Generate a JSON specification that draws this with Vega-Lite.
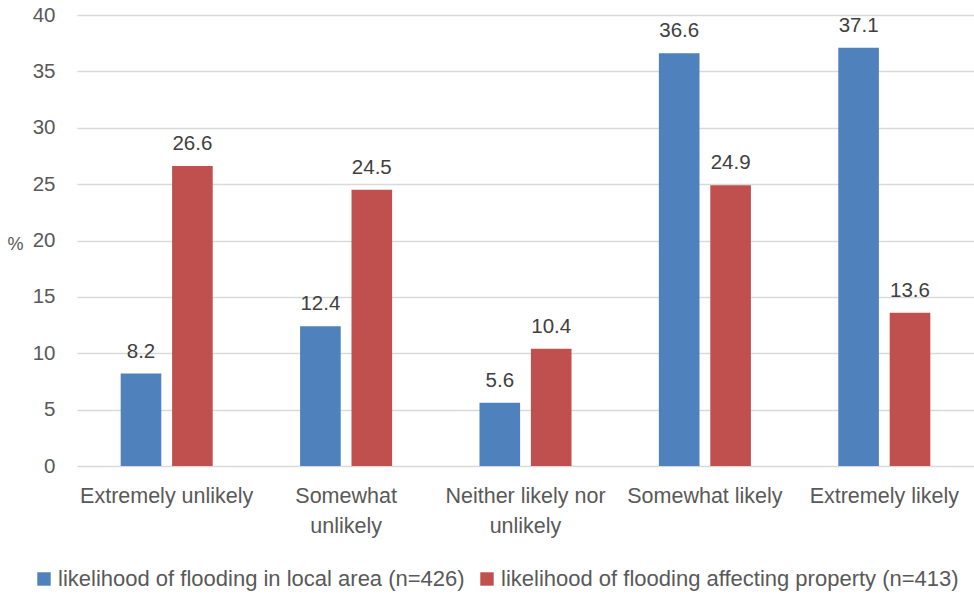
{
  "$schema": "https://vega.github.io/schema/vega-lite/v6.json",
  "width": 897,
  "height": 451,
  "autosize": "none",
  "padding": {"left": 77, "top": 15, "right": 0, "bottom": 129},
  "background": "white",
  "config": {
    "view": {"stroke": null},
    "font": "Liberation Sans",
    "axis": {"labelFont": "Liberation Sans", "labelColor": "#595959", "titleColor": "#595959"},
    "legend": {"labelFont": "Liberation Sans", "labelColor": "#595959"}
  },
  "data": {
    "values": [
      {"category": "Extremely unlikely", "series": "likelihood of flooding in local area (n=426)", "value": 8.2},
      {"category": "Extremely unlikely", "series": "likelihood of flooding affecting property (n=413)", "value": 26.6},
      {"category": "Somewhat unlikely", "series": "likelihood of flooding in local area (n=426)", "value": 12.4},
      {"category": "Somewhat unlikely", "series": "likelihood of flooding affecting property (n=413)", "value": 24.5},
      {"category": "Neither likely nor unlikely", "series": "likelihood of flooding in local area (n=426)", "value": 5.6},
      {"category": "Neither likely nor unlikely", "series": "likelihood of flooding affecting property (n=413)", "value": 10.4},
      {"category": "Somewhat likely", "series": "likelihood of flooding in local area (n=426)", "value": 36.6},
      {"category": "Somewhat likely", "series": "likelihood of flooding affecting property (n=413)", "value": 24.9},
      {"category": "Extremely likely", "series": "likelihood of flooding in local area (n=426)", "value": 37.1},
      {"category": "Extremely likely", "series": "likelihood of flooding affecting property (n=413)", "value": 13.6}
    ]
  },
  "encoding": {
    "x": {
      "field": "category",
      "type": "nominal",
      "sort": null,
      "scale": {"paddingInner": 0.487, "paddingOuter": 0.2435},
      "axis": {
        "title": null,
        "labelAngle": 0,
        "labelFontSize": 21.5,
        "labelPadding": 30,
        "labelLineHeight": 30,
        "labelBaseline": "middle",
        "ticks": false,
        "domain": false,
        "labelExpr": "datum.value == 'Somewhat unlikely' ? ['Somewhat', 'unlikely'] : datum.value == 'Neither likely nor unlikely' ? ['Neither likely nor', 'unlikely'] : datum.value"
      }
    },
    "xOffset": {
      "field": "series",
      "type": "nominal",
      "sort": null,
      "scale": {"paddingInner": 0.21, "paddingOuter": 0}
    },
    "y": {
      "field": "value",
      "type": "quantitative",
      "scale": {"domain": [0, 40]},
      "axis": {
        "title": "%",
        "titleAngle": 0,
        "titleFontSize": 18,
        "titleFontWeight": "normal",
        "titleX": -62,
        "titleY": 229,
        "titleAlign": "center",
        "titleBaseline": "middle",
        "values": [0, 5, 10, 15, 20, 25, 30, 35, 40],
        "labelOverlap": false,
        "labelFontSize": 20.5,
        "labelPadding": 22,
        "ticks": false,
        "domain": false,
        "gridColor": "#d9d9d9",
        "gridWidth": 1.5
      }
    },
    "color": {
      "field": "series",
      "type": "nominal",
      "sort": null,
      "scale": {"range": ["#4f81bd", "#c0504d"]},
      "legend": {
        "title": null,
        "orient": "none",
        "legendX": -44,
        "legendY": 553,
        "direction": "horizontal",
        "symbolType": "square",
        "symbolSize": 180,
        "symbolStrokeWidth": 0,
        "labelFontSize": 22,
        "labelLimit": 600,
        "labelOffset": 3,
        "columnPadding": 11,
        "symbolOffset": 0
      }
    }
  },
  "layer": [
    {"mark": {"type": "bar"}},
    {
      "mark": {"type": "text", "baseline": "bottom", "dy": -12, "fontSize": 20.5, "color": "#404040"},
      "encoding": {
        "text": {"field": "value", "type": "quantitative", "format": ".1f"},
        "color": {"value": "#404040"}
      }
    }
  ]
}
========================
**Job**
Give the data again exactly as written, with all pictures left out.

**Problem solution**
Generate a JSON specification that draws this with Vega-Lite.
{
  "$schema": "https://vega.github.io/schema/vega-lite/v6.json",
  "width": 897,
  "height": 451,
  "autosize": "none",
  "padding": {"left": 77, "top": 15, "right": 0, "bottom": 129},
  "background": "white",
  "config": {
    "view": {"stroke": null},
    "font": "Liberation Sans",
    "axis": {"labelFont": "Liberation Sans", "labelColor": "#595959", "titleColor": "#595959"},
    "legend": {"labelFont": "Liberation Sans", "labelColor": "#595959"}
  },
  "data": {
    "values": [
      {"category": "Extremely unlikely", "series": "likelihood of flooding in local area (n=426)", "value": 8.2},
      {"category": "Extremely unlikely", "series": "likelihood of flooding affecting property (n=413)", "value": 26.6},
      {"category": "Somewhat unlikely", "series": "likelihood of flooding in local area (n=426)", "value": 12.4},
      {"category": "Somewhat unlikely", "series": "likelihood of flooding affecting property (n=413)", "value": 24.5},
      {"category": "Neither likely nor unlikely", "series": "likelihood of flooding in local area (n=426)", "value": 5.6},
      {"category": "Neither likely nor unlikely", "series": "likelihood of flooding affecting property (n=413)", "value": 10.4},
      {"category": "Somewhat likely", "series": "likelihood of flooding in local area (n=426)", "value": 36.6},
      {"category": "Somewhat likely", "series": "likelihood of flooding affecting property (n=413)", "value": 24.9},
      {"category": "Extremely likely", "series": "likelihood of flooding in local area (n=426)", "value": 37.1},
      {"category": "Extremely likely", "series": "likelihood of flooding affecting property (n=413)", "value": 13.6}
    ]
  },
  "encoding": {
    "x": {
      "field": "category",
      "type": "nominal",
      "sort": null,
      "scale": {"paddingInner": 0.487, "paddingOuter": 0.2435},
      "axis": {
        "title": null,
        "labelAngle": 0,
        "labelFontSize": 21.5,
        "labelPadding": 30,
        "labelLineHeight": 30,
        "labelBaseline": "middle",
        "ticks": false,
        "domain": false,
        "labelExpr": "datum.value == 'Somewhat unlikely' ? ['Somewhat', 'unlikely'] : datum.value == 'Neither likely nor unlikely' ? ['Neither likely nor', 'unlikely'] : datum.value"
      }
    },
    "xOffset": {
      "field": "series",
      "type": "nominal",
      "sort": null,
      "scale": {"paddingInner": 0.21, "paddingOuter": 0}
    },
    "y": {
      "field": "value",
      "type": "quantitative",
      "scale": {"domain": [0, 40]},
      "axis": {
        "title": "%",
        "titleAngle": 0,
        "titleFontSize": 18,
        "titleFontWeight": "normal",
        "titleX": -62,
        "titleY": 229,
        "titleAlign": "center",
        "titleBaseline": "middle",
        "values": [0, 5, 10, 15, 20, 25, 30, 35, 40],
        "labelOverlap": false,
        "labelFontSize": 20.5,
        "labelPadding": 22,
        "ticks": false,
        "domain": false,
        "gridColor": "#d9d9d9",
        "gridWidth": 1.5
      }
    },
    "color": {
      "field": "series",
      "type": "nominal",
      "sort": null,
      "scale": {"range": ["#4f81bd", "#c0504d"]},
      "legend": {
        "title": null,
        "orient": "none",
        "legendX": -44,
        "legendY": 553,
        "direction": "horizontal",
        "symbolType": "square",
        "symbolSize": 180,
        "symbolStrokeWidth": 0,
        "labelFontSize": 22,
        "labelLimit": 600,
        "labelOffset": 3,
        "columnPadding": 11,
        "symbolOffset": 0
      }
    }
  },
  "layer": [
    {"mark": {"type": "bar"}},
    {
      "mark": {"type": "text", "baseline": "bottom", "dy": -12, "fontSize": 20.5, "color": "#404040"},
      "encoding": {
        "text": {"field": "value", "type": "quantitative", "format": ".1f"},
        "color": {"value": "#404040"}
      }
    }
  ]
}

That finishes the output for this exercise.